Chang and Omar Yaghi, a chemist with Berkeley Lab’s Materials Sciences Division who invented COFs, are the corresponding authors of a paper in Science that describes this research.

Chang and Yaghi both hold appointments with the University of California (UC) Berkeley. Chang is also a Howard Hughes Medical Institute (HHMI) investigator. Yaghi is co-director of the Kavli Energy NanoScience Institute (Kavli-ENSI) at UC Berkeley.

The notoriety of carbon dioxide for its impact on the atmosphere and global climate change has overshadowed its value as an abundant, renewable, nontoxic and nonflammable source of carbon for the manufacturing of widely used chemical products, the researchers point out.

Now, through another technique developed by Yaghi, called “reticular chemistry,” which enables molecular systems to be “stitched” into netlike structures that are held together by strong chemical bonds, the Berkeley Lab researchers were able to embed the molecular backbone of COFs with a porphyrin catalyst, a ring-shaped organic molecule with a cobalt atom at its core.
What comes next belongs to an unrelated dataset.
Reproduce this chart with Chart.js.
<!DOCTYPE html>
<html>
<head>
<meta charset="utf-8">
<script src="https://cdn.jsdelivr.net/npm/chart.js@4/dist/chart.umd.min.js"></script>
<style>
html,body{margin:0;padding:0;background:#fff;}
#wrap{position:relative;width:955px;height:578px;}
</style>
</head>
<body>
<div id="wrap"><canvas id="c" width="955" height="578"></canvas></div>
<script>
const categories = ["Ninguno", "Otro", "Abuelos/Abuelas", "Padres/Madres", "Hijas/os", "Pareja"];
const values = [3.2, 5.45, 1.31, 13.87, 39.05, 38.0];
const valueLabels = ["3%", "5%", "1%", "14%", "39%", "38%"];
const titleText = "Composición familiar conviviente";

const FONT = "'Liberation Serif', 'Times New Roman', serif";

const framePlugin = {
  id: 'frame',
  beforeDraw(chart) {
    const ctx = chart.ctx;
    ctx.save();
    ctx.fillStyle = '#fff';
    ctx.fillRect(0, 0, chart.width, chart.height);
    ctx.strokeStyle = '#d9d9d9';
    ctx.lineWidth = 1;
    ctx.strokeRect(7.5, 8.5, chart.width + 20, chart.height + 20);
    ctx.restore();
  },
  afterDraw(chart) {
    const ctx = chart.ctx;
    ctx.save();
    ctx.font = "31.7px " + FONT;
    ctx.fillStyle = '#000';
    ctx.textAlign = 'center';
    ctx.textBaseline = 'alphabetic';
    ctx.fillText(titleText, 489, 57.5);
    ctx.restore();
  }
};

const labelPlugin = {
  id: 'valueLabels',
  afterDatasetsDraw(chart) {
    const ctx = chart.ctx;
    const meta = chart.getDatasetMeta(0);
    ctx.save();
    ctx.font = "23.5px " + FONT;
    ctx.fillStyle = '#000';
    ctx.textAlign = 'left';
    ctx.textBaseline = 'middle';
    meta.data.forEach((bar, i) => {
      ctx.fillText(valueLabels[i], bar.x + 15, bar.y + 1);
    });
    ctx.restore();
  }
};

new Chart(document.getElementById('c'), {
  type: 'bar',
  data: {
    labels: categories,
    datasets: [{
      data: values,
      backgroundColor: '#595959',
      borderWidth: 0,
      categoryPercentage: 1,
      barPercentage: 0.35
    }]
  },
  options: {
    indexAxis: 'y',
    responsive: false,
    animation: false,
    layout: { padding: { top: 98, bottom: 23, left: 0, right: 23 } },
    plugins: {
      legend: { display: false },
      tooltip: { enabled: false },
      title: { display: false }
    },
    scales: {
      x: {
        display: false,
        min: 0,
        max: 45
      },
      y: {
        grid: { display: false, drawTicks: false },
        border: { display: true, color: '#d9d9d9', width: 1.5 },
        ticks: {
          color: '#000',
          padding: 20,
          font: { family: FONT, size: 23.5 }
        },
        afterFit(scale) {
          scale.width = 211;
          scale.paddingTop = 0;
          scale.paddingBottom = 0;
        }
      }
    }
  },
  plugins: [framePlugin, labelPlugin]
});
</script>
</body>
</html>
Porphyrins are electrical conductors that are especially proficient at transporting electrons to carbon dioxide.

Among most efficient CO2 reduction agents

“A key feature of COFs is the ability to modify chemically active sites at will with molecular-level control by tuning the building blocks constituting a COF’s framework,” Yaghi says. “This affords a significant advantage over other solid-state catalysts where tuning the catalytic properties with that level of rational design remains a major challenge. Because the porphyrin COFs are stable in water, they can operate in aqueous electrolyte with high selectivity over competing water reduction reactions, an essential requirement for working with flue gas emissions.”

In performance tests, the porphyrin COFs displayed exceptionally high catalytic activity — a turnover number up to 290,000, meaning one porphyrin COF can reduce 290,000 molecules of carbon dioxide to carbon monoxide every second. This represents a 26-fold increase over the catalytic activity of molecular cobalt porphyrin catalyst and places porphyrin COFs among the fastest and most efficient catalysts of all known carbon dioxide reduction agents. Furthermore, the research team believes there’s plenty of room for further improving porphyrin COF performances.

“We’re now seeking to increase the number of electroactive cobalt centers and achieve lower over-potentials while maintaining high activity and selectivity for carbon dioxide reduction over proton reduction,” Chang says. “In addition we are working towards expanding the types of value-added carbon products that can be made using COFs and related frameworks.”

This research was supported by the DOE Office of Science in part through its Energy Frontier Research Center (EFRC) program. The porphyrin COFs were characterized through X-ray absorption measurements performed at Berkeley Lab’s Advanced Light Source, a DOE Office of Science User Facility.


Abstract of Covalent organic frameworks comprising cobalt porphyrins for catalytic CO2 reduction in water

Conversion of carbon dioxide to carbon monoxide and other value-added carbon products is an important challenge for clean energy research. Here, we report modular optimization of covalent organic frameworks (COFs), in which the building units are cobalt porphyrin catalysts linked by organic struts through imine bonds, to prepare a catalytic material for aqueous electrochemical reduction of CO2 to CO. The catalysts exhibit high Faradaic efficiency (90%) and turnover numbers (up to 290,000 with initial turnover frequency 9400 hours−1) at pH 7 with an overpotential of –0.55 V, equivalent to a 60-fold improvement in activity compared to the molecular cobalt complex, with no degradation over 24 hours. X-ray absorption data reveal the influence of the COF environment on the electronic structure of the catalytic cobalt centers.